A minha convivência e relação de atividade com Tereza é no exilio, no segundo tempo de sua trajetória, das quais tenho grande orgulho por sua militância tão generosa. O último tempo da sua trajetória, durante quatro décadas, até sua morte, mantém-se no Partido, se transforma no principal nome feminino da arte moderna em Pernambuco. Segundo os entendidos, é uma das artistas visuais mais importantes de Brasil – ainda que o país lhe deva um reconhecimento pela dimensão do seu trabalho. Situação que tem acontecido com muitos artistas de grande estatura.
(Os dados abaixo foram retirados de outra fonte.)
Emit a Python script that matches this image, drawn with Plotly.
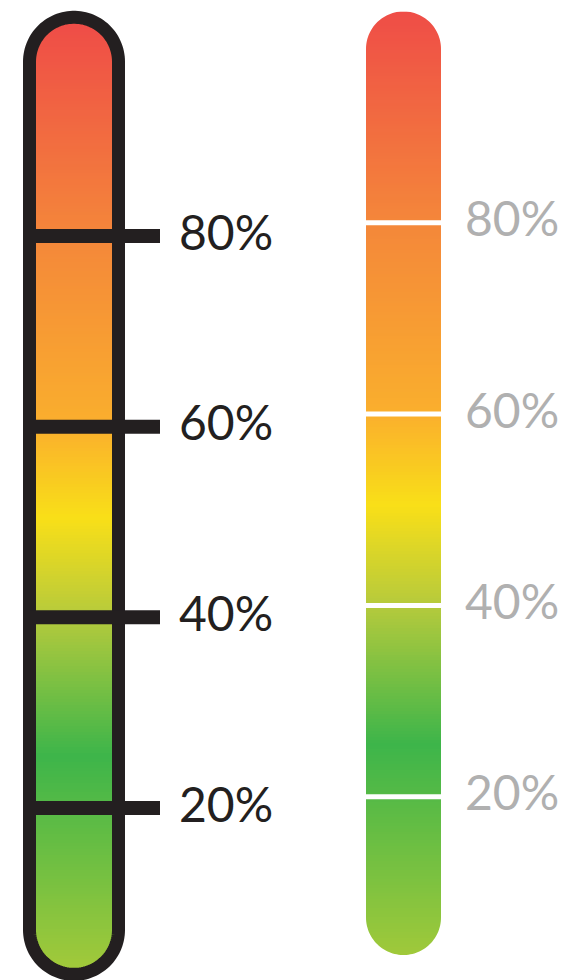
import numpy as np
import plotly.graph_objects as go

# ---------------- data ----------------
tick_values = [20, 40, 60, 80]
tick_labels = ["20%", "40%", "60%", "80%"]
gradient_stops = [3.5, 25.5, 40, 50.5, 60, 80, 102]          # percent positions
gradient_colors = ["#a0c93a", "#3db54a", "#b5ca3c", "#f9df18",
                   "#faaf2d", "#f4873a", "#ef4d47"]
bar_bottom, bar_top = 3.3, 102.1                               # extent of each bar (%)

# ---------------- layout config ----------------
W, H = 580, 980
OFF = 8  # page body margin of the browser
left_range = [1.12, 103.92]
right_range = [0.0, 102.46]
ZMIN, ZMAX = 0, 105

colorscale = [[0, gradient_colors[0]]]
for p, c in zip(gradient_stops, gradient_colors):
    colorscale.append([(p - ZMIN) / (ZMAX - ZMIN), c])
colorscale.append([1, gradient_colors[-1]])

fig = go.Figure()


def gradient_trace(x0, x1, y0, y1, yaxis):
    edges = np.linspace(y0, y1, 321)
    mids = (edges[:-1] + edges[1:]) / 2
    return go.Heatmap(
        x=[x0, x1], y=edges, z=[[v] for v in mids],
        colorscale=colorscale, zmin=ZMIN, zmax=ZMAX, showscale=False,
        hoverinfo="skip", yaxis=yaxis, xaxis="x",
    )


def px_per_unit(rng):
    return H / (rng[1] - rng[0])


def arc_points(cx, cy, r_px, k, start, end, n=60):
    t = np.linspace(start, end, n)
    xs = cx + r_px * np.cos(t)
    ys = cy + r_px * np.sin(t) / k
    return xs, ys


def mask_path(x0, x1, y0, y1, k):
    """White regions outside the rounded ends of a rectangle."""
    cx = (x0 + x1) / 2
    r = (x1 - x0) / 2
    rk = r / k
    pad = 3
    xs, ys = arc_points(cx, y1 - rk, r, k, np.pi, 0)
    d = f"M {x0 - pad},{y1 + 2 / k} L {x0 - pad},{y1 - rk} "
    d += " ".join(f"L {a},{b}" for a, b in zip(xs, ys))
    d += f" L {x1 + pad},{y1 - rk} L {x1 + pad},{y1 + 2 / k} Z "
    xs, ys = arc_points(cx, y0 + rk, r, k, np.pi, 2 * np.pi)
    d += f"M {x0 - pad},{y0 - 2 / k} L {x0 - pad},{y0 + rk} "
    d += " ".join(f"L {a},{b}" for a, b in zip(xs, ys))
    d += f" L {x1 + pad},{y0 + rk} L {x1 + pad},{y0 - 2 / k} Z"
    return d


def capsule_path(x0, x1, y0, y1, k):
    cx = (x0 + x1) / 2
    r = (x1 - x0) / 2
    rk = r / k
    xs_t, ys_t = arc_points(cx, y1 - rk, r, k, np.pi, 0)
    xs_b, ys_b = arc_points(cx, y0 + rk, r, k, 0, -np.pi)
    pts = list(zip(xs_t, ys_t)) + list(zip(xs_b, ys_b))
    d = f"M {pts[0][0]},{pts[0][1]} " + " ".join(f"L {a},{b}" for a, b in pts[1:]) + " Z"
    return d


kL = px_per_unit(left_range)
kR = px_per_unit(right_range)

# ---------- left (outlined) bar ----------
L_x0, L_x1 = 29.5, 118.5           # centerline of outline
L_y0 = bar_bottom - 0.75
L_y1 = bar_top + 0.85
fig.add_trace(gradient_trace(31, 117, L_y0, L_y1, "y"))

# ---------- right bar ----------
R_x0, R_x1 = 366, 441
fig.add_trace(gradient_trace(R_x0, R_x1, bar_bottom + 0.15, bar_top, "y2"))

shapes = []
shapes.append(dict(type="path", path=mask_path(L_x0, L_x1, L_y0, L_y1, kL),
                   xref="x", yref="y", fillcolor="white", line=dict(width=0)))
shapes.append(dict(type="path", path=mask_path(R_x0, R_x1, bar_bottom + 0.15, bar_top, kR),
                   xref="x", yref="y2", fillcolor="white", line=dict(width=0)))
shapes.append(dict(type="path", path=capsule_path(L_x0, L_x1, L_y0, L_y1, kL),
                   xref="x", yref="y", line=dict(color="#231f20", width=13)))
for v in tick_values:
    shapes.append(dict(type="line", x0=30, x1=160, y0=v, y1=v, xref="x", yref="y",
                       line=dict(color="#231f20", width=14)))
    shapes.append(dict(type="line", x0=R_x0 - 2, x1=R_x1 + 2, y0=v, y1=v, xref="x", yref="y2",
                       line=dict(color="white", width=5)))

annotations = []
for v, t in zip(tick_values, tick_labels):
    annotations.append(dict(x=177, y=v, xref="x", yref="y", text=t, showarrow=False,
                            xanchor="left", yanchor="middle", yshift=5,
                            font=dict(family="Lato", size=48, color="#231f20")))
    annotations.append(dict(x=463, y=v, xref="x", yref="y2", text=t, showarrow=False,
                            xanchor="left", yanchor="middle", yshift=5,
                            font=dict(family="Lato", size=48, color="#b0b0b0")))

fig.update_layout(
    width=W, height=H,
    margin=dict(l=0, r=0, t=0, b=0),
    paper_bgcolor="white", plot_bgcolor="white",
    showlegend=False,
    xaxis=dict(range=[OFF, W + OFF], visible=False, fixedrange=True),
    yaxis=dict(range=left_range, visible=False, fixedrange=True),
    yaxis2=dict(range=right_range, visible=False, overlaying="y", fixedrange=True),
    shapes=shapes, annotations=annotations,
)

fig.write_html("out.html")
O seu legado artístico é formado por grande acervo e de quadros monumentais. São muitos os destaques de sua pintura inconfundível. Eu situo a feitura de murais, geralmente utilizados por grandes artistas para expressar significativos acontecimentos históricos como “Guernica” de Pablo Picasso (1881-1973), e os grandes muralistas mexicanos, destacando-se, Diego Rivera (1886-1957), com sua obra magistral “Sonho de uma Tarde Dominical na Alameda Central”, que tive a oportunidade de ver no original, em Madri, na Espanha, e na Cidade do México, respectivamente. De Tereza, fiquei emocionado ao presenciar sua majestosa obra, Mulheres de Tejucupapo, 8m x 2,2m, em acrílico.

Tereza deixa expressivo legado de uma arte visual, salientado por muitos, que adquire corpo, força, estatura numa linha própria.

Tereza nos deixa, mas sua obra monumental é eterna. 

Aos seus familiares transmito meus sentimentos de pesar e de solidariedade.